Commémoration

Mon papa est mort à la guerre. J’étais un gamin qui a pleuré quand il s’est éloigné de nous, qu’il a disparu de mon regard. Maman m’a expliqué qu’il « était appelé » pour défendre la France. Elle a voulu m’expliquer ; je lui ai dit « ça m’est égal » ?

Tous les ans, « ON » commémore la fin des guerres et « ON » glorifie les héros morts pour la patrie. Les « anciens combattants revêtent leurs habits de gloire qui, sans cesse, s’alourdissent de médailles inventées pour la circonstance.

Mon papa a fait la guerre, n’importe laquelle, il est monté au front (on m’a dit !). Il a subi les tirs des « hommes » d’en face, a été blessé, s’est relevé, a été soigné et a du repartir à l’assaut des « hommes d’en face ». Mon papa a fait tout cela et sans doute fait et refait. C’est ce qu’on m’a dit sans que je comprenne d’ailleurs. Je pensais à lui c’est tout. Mon papa, un jour, a pensé que le choix de sa vie n’a jamais été celà de tuer les … sans jamais savoir simplement pour quoi.

Mon papa aimait dire « simplement » car il n’aimait pas les choses compliquées dites par ceux qui veulent tout expliquer sans apparemment savoir ce qu’ils veulent dire.
C’était son idée.

Un jour, il a pensé « simplement », une idée juste pour lui, que sa vie était de continuer à vivre l’amour commencé avec sa femme et moi, son fils, son « petiot » disait-il. En fait, il a pris conscience de ce qu’il savait depuis toujours que le choix de sa vie était de vivre « simplement » en aimant sa femme et son petiot.

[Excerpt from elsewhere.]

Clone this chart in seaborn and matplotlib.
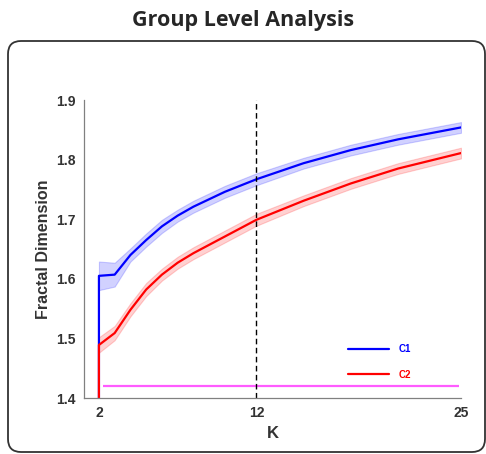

Ce qu’on lui imposait là était mal.

Oui, les commémorations paraissent importantes et ça permet de faire la fête, de construire des camps comme avant avec des jeeps, les fausses tranchées, les canons à blanc !!! C’est important de montrer aux jeunes ce que fut la guerre ! Non !!!!

Oui c’est essentiel... à la fin de la fête, on se raconte des histoires d’aujourd’hui, on se re-raconte les anecdotes de sa vie de soldat... on parle autour d’une réception offerte par … qui au fait ! Mais papa où es-tu là dedans ? Je ne te trouve pas ! On ne parle même pas de toi, ma maman m’a expliqué. Dois je être honteux de ton choix ?

Aujourd’hui, papa, je suis triste, j’ai vu une commémoration, une fête sans amour, sans âme. J’ai vu des jeunes (excuse moi de te le dire papa) se saisir du drapeau pour commémorer l’oubli que nous semblons avoir des horreurs des guerres. Parait-il que les anciens combattants se meurent !
Excuse moi, papa, mais qu’ils crèvent tous et que ton désir de vivre une vie d’amour avec ta femme et ton « petiot »devienne le seul choix possible. Maman n’est plus là... Je vous dis à tous les deux (car en fait, vous m’écoutez toujours, je le sens bien) que ce n’est pas juste qu’après toutes ces horreurs des guerres, on ne laisse pas la puissance de l’amour, de l’empathie que ma maman et mon papa aviez en vous de décider des « guerres ou paix ».Femme-Homme-Enfant dans toute négociation...
C’est notre idée,. Nous retrouvons cette idée dans le monument aux morts pacifiste de Primelin, près de Plogoff.